Code4Lib Journal (Sep 2021)

Building and Maintaining Metadata Aggregation Workflows Using Apache Airflow

  • Leanne Finnigan,
  • Emily Toner

Journal volume & issue
no. 52

Abstract

Read online

PA Digital is a Pennsylvania network that serves as the state’s service hub for the Digital Public Library of America (DPLA). The group developed a homegrown aggregation system in 2014, used to harvest digital collection records from contributing institutions, validate and transform their metadata, and deliver aggregated records to the DPLA. Since our initial launch, PA Digital has expanded significantly, harvesting from an increasing number of contributors with a variety of repository systems.
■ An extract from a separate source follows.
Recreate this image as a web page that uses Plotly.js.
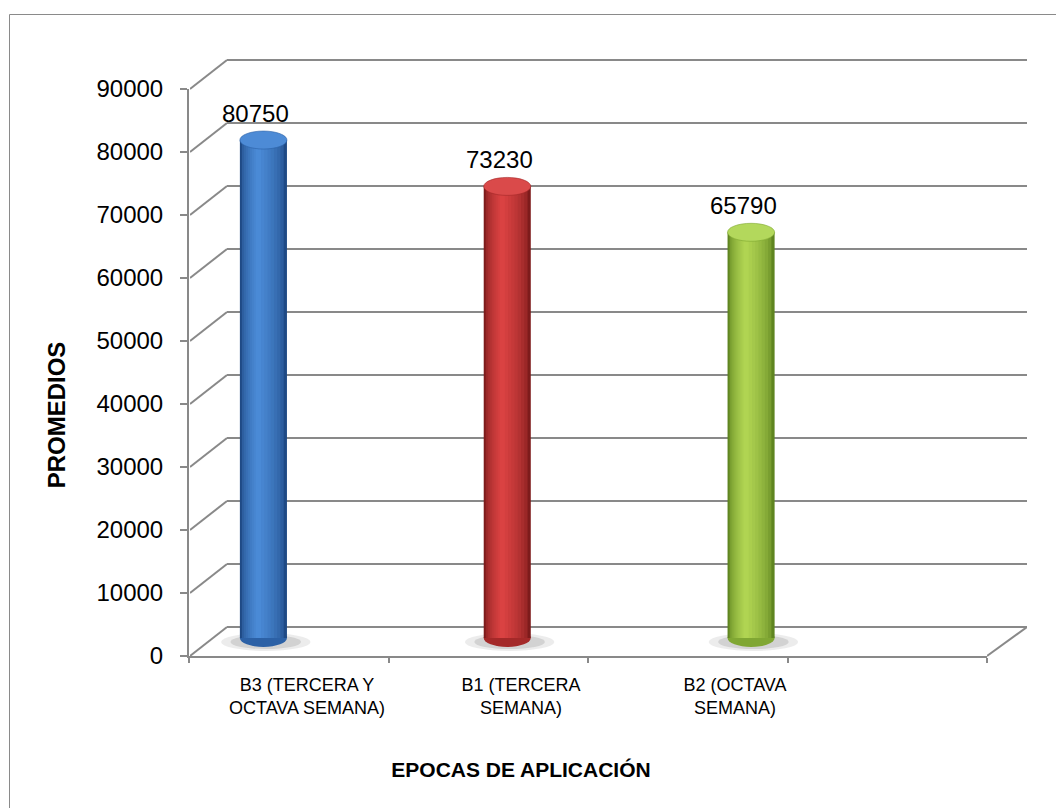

With each new system, our highly customized aggregator software became more complex and difficult to maintain. By 2018, PA Digital staff had determined that a new solution was needed. From 2019 to 2021, a cross-functional team implemented a more flexible and scalable approach to metadata aggregation for PA Digital, using Apache Airflow for workflow management and Solr/Blacklight for internal metadata review. In this article, we will outline how we use this group of applications and the new workflows adopted, which afford our metadata specialists more autonomy to contribute directly to the ongoing development of the aggregator. We will discuss how this work fits into our broader sustainability planning as a network and how the team leveraged shared expertise to build a more stable approach to maintenance.